Mr. Shangkong
PUBLISHED : Monday, 16 June, 2014, 3:07am
UPDATED : Friday, 20 June, 2014, 9:01am

Why dealmakers prefer to talk with 'rich second generation'

With family successors drawn more to Silicon Valley-style business models over 'boring' manufacturing, many are willing to sell their stakes


George Chen is Managing Editor for International Edition and Mr. Shangkong Columnist. George has covered China's political and economic changes since 2002. George is the author of two books: This is Hong Kong I Know (2014) and Foreign Banks in China (2011). George has been named a 2014 Yale World Fellow. Follow George on Twitter: @george_chen.

Economic uncertainties on the mainland have indirectly helped private equity dealmakers to make more acquisitions as capital-starved companies struggle to survive. Making their job easier is the rise of the second generation holders of family wealth, and even the next generation down.

On the mainland, the term "rich second generation" refers to the sons and daughters of the business founders who built fortunes for themselves and their families. Nowadays, we are also seeing the grandchildren as the wealth moves down to the third generation.

We all know a generation gap can easily see misunderstandings escalate into disputes and that may also explain why some private equity dealmakers find talking to the younger generations can lead to some interesting prospects.
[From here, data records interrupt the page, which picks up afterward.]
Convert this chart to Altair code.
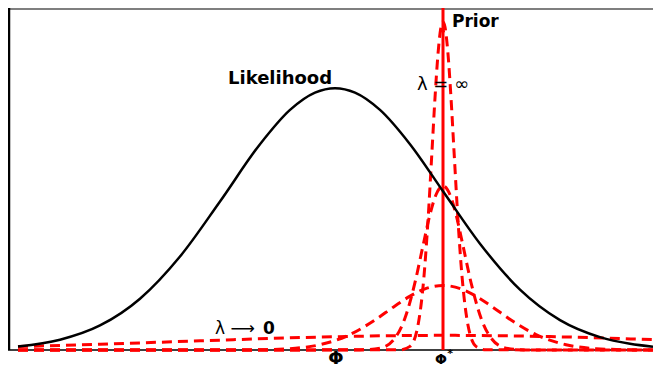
import altair as alt
import pandas as pd

# ---- values (x: horizontal position, y: height above baseline) ----
LIK_X = [18, 60, 100, 140, 180, 220, 260, 290, 315, 335, 355, 380, 410, 443, 480, 520, 560, 600, 630, 653]
LIK_Y = [3.6, 10.5, 25.1, 52.5, 95.7, 152, 210.6, 245.7, 263.4, 268, 263.4, 245.7, 210.6, 162.5, 108.8, 61.8, 30.6, 13.2, 6.4, 3.4]

P1_X = [18, 400, 410, 418, 424, 428, 432, 435, 438, 441, 443, 445, 448, 451, 454, 458, 462, 468, 476, 486, 653]
P1_Y = [0, 0.2, 3.7, 25.4, 75.6, 132.6, 203.8, 258, 303, 330.5, 336, 330.5, 303, 258, 203.8, 132.6, 75.6, 25.4, 3.7, 0.2, 0]

P2_X = [18, 360, 380, 395, 405, 415, 423, 430, 436, 443, 450, 456, 463, 471, 481, 491, 506, 526, 653]
P2_Y = [0, 0.1, 1.9, 12.3, 32.7, 69.1, 106.7, 138.7, 158.9, 168, 158.9, 138.7, 106.7, 69.1, 32.7, 12.3, 1.9, 0.1, 0]

P3_X = [18, 250, 290, 320, 350, 375, 395, 410, 425, 443, 461, 476, 491, 511, 536, 566, 596, 636, 653]
P3_Y = [0, 0.1, 1.4, 5.4, 15.8, 30.7, 45.1, 55.1, 62.6, 66, 62.6, 55.1, 45.1, 30.7, 15.8, 5.4, 1.4, 0.1, 0]

P4_X = [18, 100, 200, 300, 443, 550, 653]
P4_Y = [3.5, 5.9, 9.4, 12.7, 15, 13.7, 10.6]

PHI_STAR = 443
ARROW_Y = 328

X_DOMAIN = [8, 653]
Y_DOMAIN = [0, 350]
W, H = 645, 342

lik = pd.DataFrame({"x": LIK_X, "y": LIK_Y})
priors = pd.concat([
    pd.DataFrame({"x": P1_X, "y": P1_Y, "curve": "p1"}),
    pd.DataFrame({"x": P2_X, "y": P2_Y, "curve": "p2"}),
    pd.DataFrame({"x": P3_X, "y": P3_Y, "curve": "p3"}),
    pd.DataFrame({"x": P4_X, "y": P4_Y, "curve": "p4"}),
])

xs = alt.Scale(domain=X_DOMAIN, nice=False, zero=False)
ys = alt.Scale(domain=Y_DOMAIN, nice=False, zero=False)
X = lambda f="x": alt.X(f, type="quantitative", scale=xs, axis=None)
Y = lambda f="y": alt.Y(f, type="quantitative", scale=ys, axis=None)

one = pd.DataFrame({"a": [0]})

# frame
top_line = alt.Chart(one).mark_rule(color="#7f7f7f", strokeWidth=2).encode(
    x=alt.value(0), x2=alt.value(W), y=alt.value(1))
left_line = alt.Chart(one).mark_rule(color="black", strokeWidth=2.5).encode(
    x=alt.value(1), y=alt.value(0), y2=alt.value(H))
bottom_line = alt.Chart(one).mark_rule(color="black", strokeWidth=1.5).encode(
    x=alt.value(0), x2=alt.value(W), y=alt.value(H))

prior_lines = alt.Chart(priors).mark_line(
    color="#ff0000", strokeWidth=3, strokeDash=[10, 6], interpolate="monotone"
).encode(x=X(), y=Y(), detail="curve:N")

lik_line = alt.Chart(lik).mark_line(
    color="black", strokeWidth=2.5, interpolate="monotone"
).encode(x=X(), y=Y())

vline = alt.Chart(pd.DataFrame({"x": [PHI_STAR]})).mark_rule(
    color="#ff0000", strokeWidth=3
).encode(x=X(), y=alt.value(0), y2=alt.value(H))

arrow = alt.Chart(pd.DataFrame({"x": [PHI_STAR], "y": [ARROW_Y]})).mark_point(
    shape="M0,-0.8L0.55,0.7L-0.55,0.7Z", filled=True, color="#ff0000", opacity=1, size=64
).encode(x=X(), y=Y())

def label(x, y, text, size, weight="normal", align="left", font="DejaVu Sans", color="black"):
    return alt.Chart(pd.DataFrame({"x": [x], "y": [y], "t": [text]})).mark_text(
        align=align, baseline="middle", fontSize=size, fontWeight=weight, font=font, color=color
    ).encode(x=X(), y=Y(), text="t:N")

texts = [
    label(452, 336, "Prior", 17, "bold"),
    label(228, 277, "Likelihood", 18, "bold"),
    label(417, 271, "λ = ∞", 18),
    label(215, 21, "λ ⟶", 17),
    label(263, 21, "0", 17, "bold"),
    label(336, -9, "Φ", 18, "bold", align="center"),
    label(441, -10, "Φ", 14, "bold", align="center"),
    label(450, -4, "*", 11, "bold", align="center"),
]

chart = alt.layer(
    top_line, left_line, bottom_line, prior_lines, vline, arrow, lik_line, *texts
).properties(
    width=W, height=H,
    autosize=alt.AutoSizeParams(type="none"),
    padding={"left": 0, "top": 0, "right": 0, "bottom": 18},
).configure_view(stroke=None)

chart.save("out.html", embed_options={"renderer": "svg", "actions": False})
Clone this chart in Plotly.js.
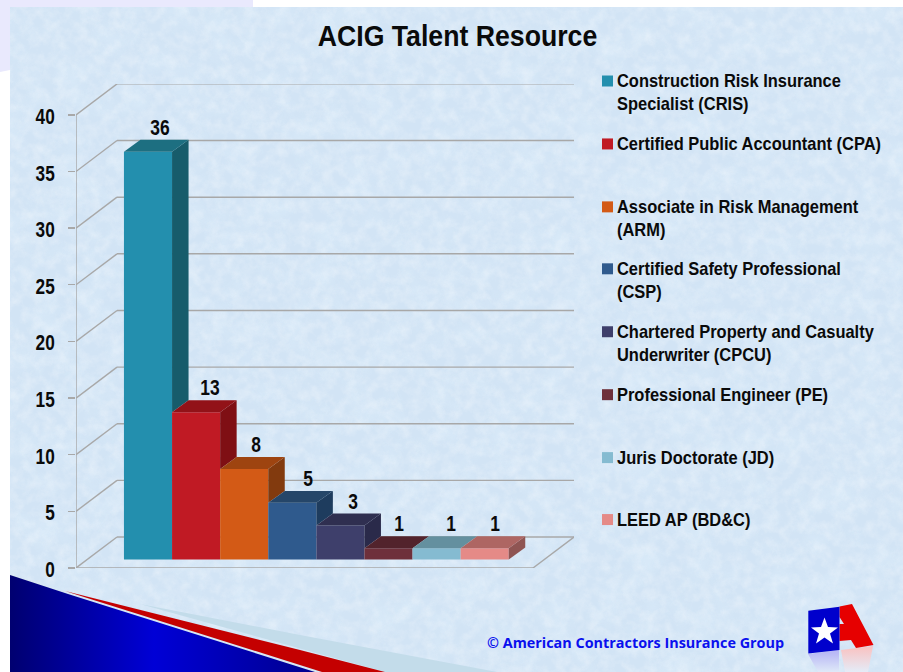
<!DOCTYPE html>
<html>
<head>
<meta charset="utf-8">
<script src="https://cdn.plot.ly/plotly-3.0.1.min.js"></script>
<style>
html,body{margin:0;padding:0;background:#fff;width:903px;height:672px;overflow:hidden}
#bg,#chart{position:absolute;left:0;top:0;width:903px;height:672px}
</style>
</head>
<body>
<svg id="bg" width="903" height="672" viewBox="0 0 903 672" xmlns="http://www.w3.org/2000/svg">
  <defs>
    <filter id="mottle" x="0" y="0" width="100%" height="100%">
      <feTurbulence type="fractalNoise" baseFrequency="0.09" numOctaves="5" seed="7"/>
      <feColorMatrix type="matrix" values="0 0 0 0 1  0 0 0 0 1  0 0 0 0 1  1.5 0 0 0 -0.55"/>
    </filter>
    <filter id="patch" x="0" y="0" width="100%" height="100%">
      <feTurbulence type="fractalNoise" baseFrequency="0.035" numOctaves="3" seed="21"/>
      <feColorMatrix type="matrix" values="0 0 0 0 0.72  0 0 0 0 0.85  0 0 0 0 0.96  2 0 0 0 -0.85"/>
    </filter>
    <linearGradient id="navy" x1="10" y1="0" x2="330" y2="0" gradientUnits="userSpaceOnUse">
      <stop offset="0" stop-color="#000070"/>
      <stop offset="0.45" stop-color="#0000d6"/>
      <stop offset="1" stop-color="#000088"/>
    </linearGradient>
    <linearGradient id="fadeB" x1="0" y1="653" x2="0" y2="672" gradientUnits="userSpaceOnUse">
      <stop offset="0" stop-color="#b9b9f5"/><stop offset="1" stop-color="#dfe9f8"/>
    </linearGradient>
    <linearGradient id="fadeR" x1="0" y1="648" x2="0" y2="672" gradientUnits="userSpaceOnUse">
      <stop offset="0" stop-color="#f8c4c4"/><stop offset="1" stop-color="#e4ecf8"/>
    </linearGradient>
  </defs>
  <path d="M0 0H253V7H10V70L0 72Z" fill="#e9e9fd"/>
  <rect x="10" y="7" width="893" height="665" fill="#d2e4f5"/>
  <rect x="10" y="7" width="893" height="665" filter="url(#patch)" opacity="0.6"/>
  <rect x="10" y="7" width="893" height="665" filter="url(#mottle)" opacity="0.4"/>
  <path d="M140 604L300 635L497 672H385Z" fill="#c3dcea"/>
  <path d="M65 591L300 650L385 672H322Z" fill="#c40000"/>
  <path d="M10 574L70 594L318 672H10Z" fill="#d8e8f0"/>
  <path d="M10 575L68 594L315 672H10Z" fill="url(#navy)"/>
  <!-- logo -->
  <path d="M808 654L839 650V672H818Z" fill="url(#fadeB)"/>
  <path d="M841 650L873 646L868 672H845Z" fill="url(#fadeR)"/>
  <path d="M839.5 606.5L852 604L873.5 645L856 648L851 640L839.5 641Z M839.5 617L839.5 624L844 624Z" fill="#e60000" fill-rule="evenodd"/>
  <path d="M808.3 610.7L839.5 606.7V650L808.3 653.5Z" fill="#0000cc"/>
  <path d="M824.5 617.5L828 627L838 627.5L830 633.5L833 643.5L824.5 637.5L816 643.5L819 633.5L811 627.5L821 627Z" fill="#fff"/>
</svg>
<div id="chart"></div>
<script>
// ---- data ----
var categories = [
  "Construction Risk Insurance<br>Specialist (CRIS)",
  "Certified Public Accountant (CPA)",
  "Associate in Risk Management<br>(ARM)",
  "Certified Safety Professional<br>(CSP)",
  "Chartered Property and Casualty<br>Underwriter (CPCU)",
  "Professional Engineer (PE)",
  "Juris Doctorate (JD)",
  "LEED AP (BD&C)"
];
var values = [36, 13, 8, 5, 3, 1, 1, 1];
var frontColors = ["#238fae","#c01a24","#d35a16","#2f5a8d","#3e3f6b","#6e303b","#85bbd1","#e58a87"];
var sideColors  = ["#175c6b","#7f0f14","#823a0e","#1e3c5e","#2a2a4a","#52232c","#5a7f8e","#8f5553"];
var topColors   = ["#1d6f81","#921218","#9e4410","#254669","#2f2f50","#52232c","#64909f","#ae6663"];
var tickValues = [0, 5, 10, 15, 20, 25, 30, 35, 40];
var labelNudge = [-1, 1, -1, 3, 0, -3, 1, -3];

// ---- pseudo-3D projection, in axis units ----
var plotL = 76, plotR = 574, plotT = 84, plotB = 568.5;
var pxPerCat = 48.1, pxPerUnit = 11.34;
var xMin = -(148 - plotL) / pxPerCat, xMax = xMin + (plotR - plotL) / pxPerCat;
var yMax = (plotB - plotT) / pxPerUnit;
var wallDx = 41 / pxPerCat, wallDy = 31 / pxPerUnit;   // back wall offset
var barDx = 16.5 / pxPerCat, barDy = 12 / pxPerUnit;   // bar depth
var base = 8.5 / pxPerUnit;                            // bars stand inside the floor
var FONT = '"Liberation Sans",Arial,sans-serif';
var GRID = "#a8a8a8";

var traces = [];
// front faces
traces.push({
  type: "bar", x: values.map(function (_, i) { return i; }), y: values, base: base,
  width: 1, marker: { color: frontColors, line: { width: 0 } },
  showlegend: false, hoverinfo: "y"
});
// visible part of the sides and tops
values.forEach(function (v, i) {
  var r = i + 0.5, l = i - 0.5, t = v + base;
  var nextT = i < values.length - 1 ? values[i + 1] + base : base;
  traces.push({
    type: "scatter", mode: "none", fill: "toself", fillcolor: sideColors[i],
    x: [r, r + barDx, r + barDx, r, r],
    y: [t, t + barDy, nextT + barDy, nextT, t],
    showlegend: false, hoverinfo: "skip"
  });
  traces.push({
    type: "scatter", mode: "none", fill: "toself", fillcolor: topColors[i],
    x: [l, r, r + barDx, l + barDx, l],
    y: [t, t, t + barDy, t + barDy, t],
    showlegend: false, hoverinfo: "skip"
  });
});

// walls, floor, axis line
var shapes = [];
function line(x0, y0, x1, y1) {
  shapes.push({ type: "line", layer: "below", xref: "x", yref: "y", x0: x0, y0: y0, x1: x1, y1: y1,
    line: { color: GRID, width: 1.4 } });
}
tickValues.forEach(function (v) {
  line(xMin, v, xMin + wallDx, v + wallDy);
  line(xMin + wallDx, v + wallDy, xMax, v + wallDy);
});
line(xMin, 0, xMin, tickValues[tickValues.length - 1]);
line(xMin, 0, xMax - wallDx, 0);
line(xMax - wallDx, 0, xMax, wallDy);

// legend swatches and text
var annotations = [];
var legendY = [81, 144, 207, 269, 332, 395, 458, 520];
function px(x) { return (x - plotL) / (plotR - plotL); }
function py(y) { return (plotB - y) / (plotB - plotT); }
categories.forEach(function (c, i) {
  var yc = legendY[i];
  shapes.push({ type: "rect", xref: "paper", yref: "paper", layer: "above",
    x0: px(602), x1: px(613), y0: py(yc - 5.5), y1: py(yc + 5.5),
    fillcolor: frontColors[i], line: { width: 0 } });
  annotations.push({ xref: "paper", yref: "paper", x: px(616), y: py(yc - 11),
    xanchor: "left", yanchor: "top", align: "left", showarrow: false, borderpad: 0,
    text: c.replace("&", "&amp;"), font: { family: FONT, size: 17.8, color: "#0a0a0a", weight: 700 } });
});
// value labels
values.forEach(function (v, i) {
  annotations.push({ xref: "x", yref: "y", x: i + barDx / 2 + 0.1, y: v + base + barDy,
    xanchor: "center", yanchor: "middle", yshift: 12, xshift: labelNudge[i], showarrow: false,
    text: String(v), font: { family: FONT, size: 21.5, color: "#0a0a0a", weight: 700 } });
});
annotations.push({ xref: "paper", yref: "paper", x: px(635.5), y: py(643),
  xanchor: "center", yanchor: "middle", showarrow: false,
  text: "\u00a9 American Contractors Insurance Group",
  font: { family: '"Open Sans",sans-serif', size: 14.4, color: "#0a10ee", weight: 700 } });

var layout = {
  width: 903, height: 672,
  margin: { l: plotL, r: 903 - plotR, t: plotT, b: 672 - plotB, pad: 0 },
  paper_bgcolor: "rgba(0,0,0,0)", plot_bgcolor: "rgba(0,0,0,0)",
  title: { text: "ACIG Talent Resource", x: 457.5 / 903, xanchor: "center", xref: "container",
    y: 1 - 36 / 672, yanchor: "middle", yref: "container",
    font: { family: FONT, size: 30, color: "#0a0a0a", weight: 700 } },
  showlegend: false,
  barmode: "overlay",
  xaxis: { range: [xMin, xMax], visible: false, fixedrange: true },
  yaxis: { range: [0, yMax], tickmode: "array", tickvals: tickValues, ticktext: tickValues.map(String),
    ticks: "outside", ticklen: 7, tickcolor: GRID, tickwidth: 1.4, showgrid: false, showline: false,
    zeroline: false, ticklabelstandoff: 9, fixedrange: true,
    tickfont: { family: FONT, size: 21.5, color: "#0a0a0a", weight: 700 } },
  shapes: shapes, annotations: annotations
};

// the reference uses a condensed bold face: narrow the real text horizontally
function condense(el, s, anchor, dy) {
  var b = el.getBBox();
  var ax = anchor === "left" ? b.x : anchor === "right" ? b.x + b.width : b.x + b.width / 2;
  var old = el.getAttribute("transform") || "";
  el.setAttribute("transform", old + " translate(" + ax + "," + (dy || 0) + ") scale(" + s + ",1) translate(" + (-ax) + ",0)");
}
Plotly.newPlot("chart", traces, layout, { displayModeBar: false, staticPlot: true }).then(function () {
  var ann = document.querySelectorAll("#chart .annotation-text");
  ann.forEach(function (el, i) {
    if (i < categories.length) condense(el, 0.925, "left", 0);
    else if (i < categories.length + values.length) condense(el, 0.81, "center", 0);
  });
  document.querySelectorAll("#chart .ytick text").forEach(function (el) { condense(el, 0.8, "right", 1.5); });
  var t = document.querySelector("#chart .gtitle");
  if (t) condense(t, 0.889, "center", 0);
});
</script>
</body>
</html>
As with most things, passion is the key to success. Lack of interest will not lead to a good result

Last week, a private equity industry forum was held in Hong Kong, where many of the participants observed a trend: a growing number of successful private businesses on the mainland are keen to get new shareholders on board - and even new controlling shareholders.

While the economic challenges are a factor, it is clear that the younger generations are increasingly thinking about what to do next with the family business. Some of them simply lack the interest to keep running these business, and may even think some enterprises in industries such as manufacturing or coal mining are, well, kind of boring.

"The new generation has many new ideas. They have read many successful stories in Silicon Valley and they will naturally ask themselves: why can't I do that kind of new and fancy business to make quick money rather than to stick to a just-so-so but boring manufacturing plant?" said one private equity fund partner.

"Thanks to the second or third rich generation, I actually find now it is easier for me to talk to these pretty successful private businesses about a controlling stake investment deal," said the fund executive, in comments that help explain why parents are inclined to seek private equity when they realise their children are neither ready nor willing to take the helm.

Private equity in Asia does not have a long history. In China and India, in particular, many dealmakers often complain about lack of buyout opportunities at family businesses. While many family business founders tend to feel strongly about family succession, something is clearly changing.

"I once asked a 'rich second generation' kid what he wanted to do if he sold his company to me. He talked about making investments in financial derivatives to make more money, perhaps even faster than what the company his dad founded could earn in a year, without worries about hiring so many people, pressure for pay rises and other troubles," the fund executive said.

If we look at these changes purely from a business perspective, it might be a good thing for both private equity and the family business owners and their successors. As with most things, passion is the key to success. Lack of interest will not lead to a good result. However, such decisions also come with sentimental considerations.